The tablet sector recently suffered its first drop, according to tech consultancy Canalys – down 12% over the final three months of 2014 compared with the same period the previous year.
Apple – the market leader – sold 15% fewer iPads over 2014 as a whole compared with 2013.
Barcelona’s Mobile World Congress (MWC) will attempt to reinvigorate interest next week – a Sony leak indicates its will unveil a model with “industry-leading battery performance”.
But research house Gartner is now saying the sector’s growth will be limited to 259 million sales next year, meaning PCs will continue to be more popular.
Worldwide tablet sales :
- 2010: 17.6 million
- 2011: 59.8 million
- 2012: 124.8 million
- 2013: 216.3 million
- 2014: 216.1 million
- 2015: 233.4 million (forecast)
- 2016: 259.0 million (forecast)
Apple’s iPads are the bestselling brand. Between 3 April 2010, when the original went on sale, and 27 December 2014, the end of the Apple’s last financial quarter, the US company sold:
- 258 million iPads
- more than 615 million iPhones
Cheap “brand X” tablets – such as Tesco’s Hudl – have proved popular. Combine the various companies together, and they outsell their better known competitors. In 2014, their respective market shares were:
- generic tablets – 29%
- Apple – 26%
- Samsung – 17%
Despite being outsold by phones, tablets punch above their weight when it comes to internet shopping. A study of purchases made in the UK indicates that over 2014 the two classes of categories generated:
- tablets – £9.32bn sales
- smartphones – £4.67bn sales
Furthermore, many of the things that drive consumers to buy new phones – better cameras, built-in footstep trackers, fingerprint sensors, touch-and-pay facilities and extended battery life – don’t have the same appeal if offered on tablets, since the bigger devices are less likely to be used outdoors.
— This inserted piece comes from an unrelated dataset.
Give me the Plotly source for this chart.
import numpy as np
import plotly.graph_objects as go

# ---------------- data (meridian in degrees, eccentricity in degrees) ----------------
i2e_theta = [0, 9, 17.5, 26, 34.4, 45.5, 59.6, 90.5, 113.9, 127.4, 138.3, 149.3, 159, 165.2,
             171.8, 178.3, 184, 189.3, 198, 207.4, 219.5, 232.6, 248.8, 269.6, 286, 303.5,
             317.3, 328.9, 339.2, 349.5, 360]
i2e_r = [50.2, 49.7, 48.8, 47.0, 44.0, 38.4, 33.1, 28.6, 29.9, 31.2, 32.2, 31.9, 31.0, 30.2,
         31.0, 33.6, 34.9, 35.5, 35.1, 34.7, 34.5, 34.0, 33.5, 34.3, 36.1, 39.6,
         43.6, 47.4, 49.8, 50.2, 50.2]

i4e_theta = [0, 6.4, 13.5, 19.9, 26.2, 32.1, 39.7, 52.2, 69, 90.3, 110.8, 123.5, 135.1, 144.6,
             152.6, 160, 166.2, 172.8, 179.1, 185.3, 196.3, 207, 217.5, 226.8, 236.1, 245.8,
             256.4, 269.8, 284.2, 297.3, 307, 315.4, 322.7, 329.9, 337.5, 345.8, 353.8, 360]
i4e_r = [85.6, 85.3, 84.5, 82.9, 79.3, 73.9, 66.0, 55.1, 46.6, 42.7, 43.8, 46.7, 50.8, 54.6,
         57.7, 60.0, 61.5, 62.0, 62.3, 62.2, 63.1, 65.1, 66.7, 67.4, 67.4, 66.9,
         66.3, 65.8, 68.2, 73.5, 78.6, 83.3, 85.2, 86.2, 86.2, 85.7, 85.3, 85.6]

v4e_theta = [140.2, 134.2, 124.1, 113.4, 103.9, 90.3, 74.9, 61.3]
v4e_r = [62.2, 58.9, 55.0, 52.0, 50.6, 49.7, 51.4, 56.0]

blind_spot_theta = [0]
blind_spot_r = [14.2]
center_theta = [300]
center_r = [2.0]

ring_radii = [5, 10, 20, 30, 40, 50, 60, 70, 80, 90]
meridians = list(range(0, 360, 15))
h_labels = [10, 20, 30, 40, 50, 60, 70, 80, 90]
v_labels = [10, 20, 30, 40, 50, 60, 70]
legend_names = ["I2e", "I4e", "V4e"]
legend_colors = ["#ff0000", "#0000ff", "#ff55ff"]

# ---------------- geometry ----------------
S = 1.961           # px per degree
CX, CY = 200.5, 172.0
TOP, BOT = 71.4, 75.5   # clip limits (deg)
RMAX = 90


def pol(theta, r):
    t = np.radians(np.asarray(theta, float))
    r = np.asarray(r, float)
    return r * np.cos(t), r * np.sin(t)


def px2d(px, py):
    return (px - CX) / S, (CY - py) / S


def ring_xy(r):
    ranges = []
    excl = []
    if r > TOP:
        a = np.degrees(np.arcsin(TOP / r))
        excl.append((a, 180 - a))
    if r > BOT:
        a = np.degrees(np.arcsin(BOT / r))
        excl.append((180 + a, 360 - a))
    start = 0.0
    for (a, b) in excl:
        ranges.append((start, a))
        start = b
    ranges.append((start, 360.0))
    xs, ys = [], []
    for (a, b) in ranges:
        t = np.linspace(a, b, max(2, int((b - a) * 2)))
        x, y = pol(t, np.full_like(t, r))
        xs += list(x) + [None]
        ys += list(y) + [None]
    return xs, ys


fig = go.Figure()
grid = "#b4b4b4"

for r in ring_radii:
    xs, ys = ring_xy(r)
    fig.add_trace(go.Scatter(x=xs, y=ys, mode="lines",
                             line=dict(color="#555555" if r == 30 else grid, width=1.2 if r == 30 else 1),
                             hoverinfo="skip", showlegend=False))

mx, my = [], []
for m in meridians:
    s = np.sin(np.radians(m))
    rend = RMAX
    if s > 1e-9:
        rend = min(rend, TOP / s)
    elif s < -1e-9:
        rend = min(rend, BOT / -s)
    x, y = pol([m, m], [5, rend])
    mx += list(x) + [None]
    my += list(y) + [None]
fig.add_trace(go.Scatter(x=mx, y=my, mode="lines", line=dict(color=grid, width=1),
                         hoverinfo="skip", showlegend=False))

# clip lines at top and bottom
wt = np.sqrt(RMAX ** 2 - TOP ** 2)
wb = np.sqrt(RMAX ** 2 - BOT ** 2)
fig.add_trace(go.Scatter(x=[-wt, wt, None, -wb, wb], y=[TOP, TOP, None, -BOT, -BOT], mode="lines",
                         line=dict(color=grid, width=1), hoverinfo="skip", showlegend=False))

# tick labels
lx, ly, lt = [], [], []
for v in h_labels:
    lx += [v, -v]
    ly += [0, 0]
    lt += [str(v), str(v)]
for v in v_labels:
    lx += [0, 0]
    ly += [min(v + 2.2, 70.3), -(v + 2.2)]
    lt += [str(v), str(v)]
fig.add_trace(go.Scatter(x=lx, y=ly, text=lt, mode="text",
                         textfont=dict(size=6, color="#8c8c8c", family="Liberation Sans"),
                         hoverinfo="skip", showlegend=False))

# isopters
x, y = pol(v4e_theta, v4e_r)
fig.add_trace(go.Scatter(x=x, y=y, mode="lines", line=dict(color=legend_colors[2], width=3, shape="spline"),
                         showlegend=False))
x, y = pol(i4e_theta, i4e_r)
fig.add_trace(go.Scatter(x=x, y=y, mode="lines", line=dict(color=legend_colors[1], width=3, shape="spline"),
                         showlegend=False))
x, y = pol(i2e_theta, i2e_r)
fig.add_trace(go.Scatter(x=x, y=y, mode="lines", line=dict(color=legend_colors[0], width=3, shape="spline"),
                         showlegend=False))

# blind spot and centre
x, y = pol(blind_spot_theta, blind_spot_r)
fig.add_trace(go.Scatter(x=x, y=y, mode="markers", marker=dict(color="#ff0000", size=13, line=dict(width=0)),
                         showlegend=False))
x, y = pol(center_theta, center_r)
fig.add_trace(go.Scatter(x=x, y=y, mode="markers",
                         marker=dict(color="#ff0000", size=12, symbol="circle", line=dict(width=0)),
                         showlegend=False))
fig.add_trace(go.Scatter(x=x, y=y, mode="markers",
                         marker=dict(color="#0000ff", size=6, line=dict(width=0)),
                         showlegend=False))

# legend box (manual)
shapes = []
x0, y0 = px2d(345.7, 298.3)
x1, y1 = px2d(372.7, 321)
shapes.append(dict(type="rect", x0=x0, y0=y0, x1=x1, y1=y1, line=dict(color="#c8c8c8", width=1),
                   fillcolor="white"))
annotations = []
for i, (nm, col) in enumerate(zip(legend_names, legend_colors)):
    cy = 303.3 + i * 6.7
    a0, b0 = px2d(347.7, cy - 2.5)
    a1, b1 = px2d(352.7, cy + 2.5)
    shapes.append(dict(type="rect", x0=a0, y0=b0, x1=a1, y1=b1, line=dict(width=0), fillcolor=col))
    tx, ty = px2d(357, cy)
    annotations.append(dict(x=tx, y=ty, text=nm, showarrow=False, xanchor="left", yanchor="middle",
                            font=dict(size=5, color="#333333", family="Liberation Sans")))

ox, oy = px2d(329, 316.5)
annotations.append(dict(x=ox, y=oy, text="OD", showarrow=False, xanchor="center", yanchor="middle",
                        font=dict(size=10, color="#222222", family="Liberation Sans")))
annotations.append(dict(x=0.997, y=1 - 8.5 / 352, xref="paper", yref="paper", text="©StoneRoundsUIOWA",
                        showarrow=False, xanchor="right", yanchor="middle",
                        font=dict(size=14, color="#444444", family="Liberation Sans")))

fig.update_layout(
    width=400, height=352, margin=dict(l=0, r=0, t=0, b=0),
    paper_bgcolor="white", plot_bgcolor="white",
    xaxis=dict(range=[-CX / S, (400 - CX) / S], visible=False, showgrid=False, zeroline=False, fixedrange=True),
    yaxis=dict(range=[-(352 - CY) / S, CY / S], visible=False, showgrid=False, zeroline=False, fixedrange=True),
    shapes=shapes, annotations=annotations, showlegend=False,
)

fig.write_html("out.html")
And despite the efforts of Microsoft, Apple and Google to convince us that their latest models can be used to make complex spreadsheets, videos, music and more, many want to use them to consume media rather than create it.
“If you just want to read stuff and watch Netflix on your tablet at home, some of the early tablets are just as good as the latest devices,” says Stuart Miles, founder of the gadget review site Pocket-lint.
“If you are intrigued by a tablet, you’ve probably already bought one, so there really needs to be a paradigm shift, a change in what it offers you, to convince you to upgrade.”
That’s not to say innovation is limited to making tablets thinner.
Lenovo recently unveiled the Yoga Tablet 2 Pro, which features a built-in projector and subwoofer.
The pitch is that this could be useful for presentations and letting groups watch movies together, although reviewers suggest the low resolution and brightness of the projector limits its appeal.
Perhaps more intriguing is the fact that the Yoga’s screen is 13.3in (33.8cm) – much bigger than the norm.
Microsoft has also gone large with its 12in (30.5cm) Windows-powered Surface Pro 3, Samsung has introduced a 12.2in (31cm) tablet and there are rumours Apple is working on a similarly proportioned iPad.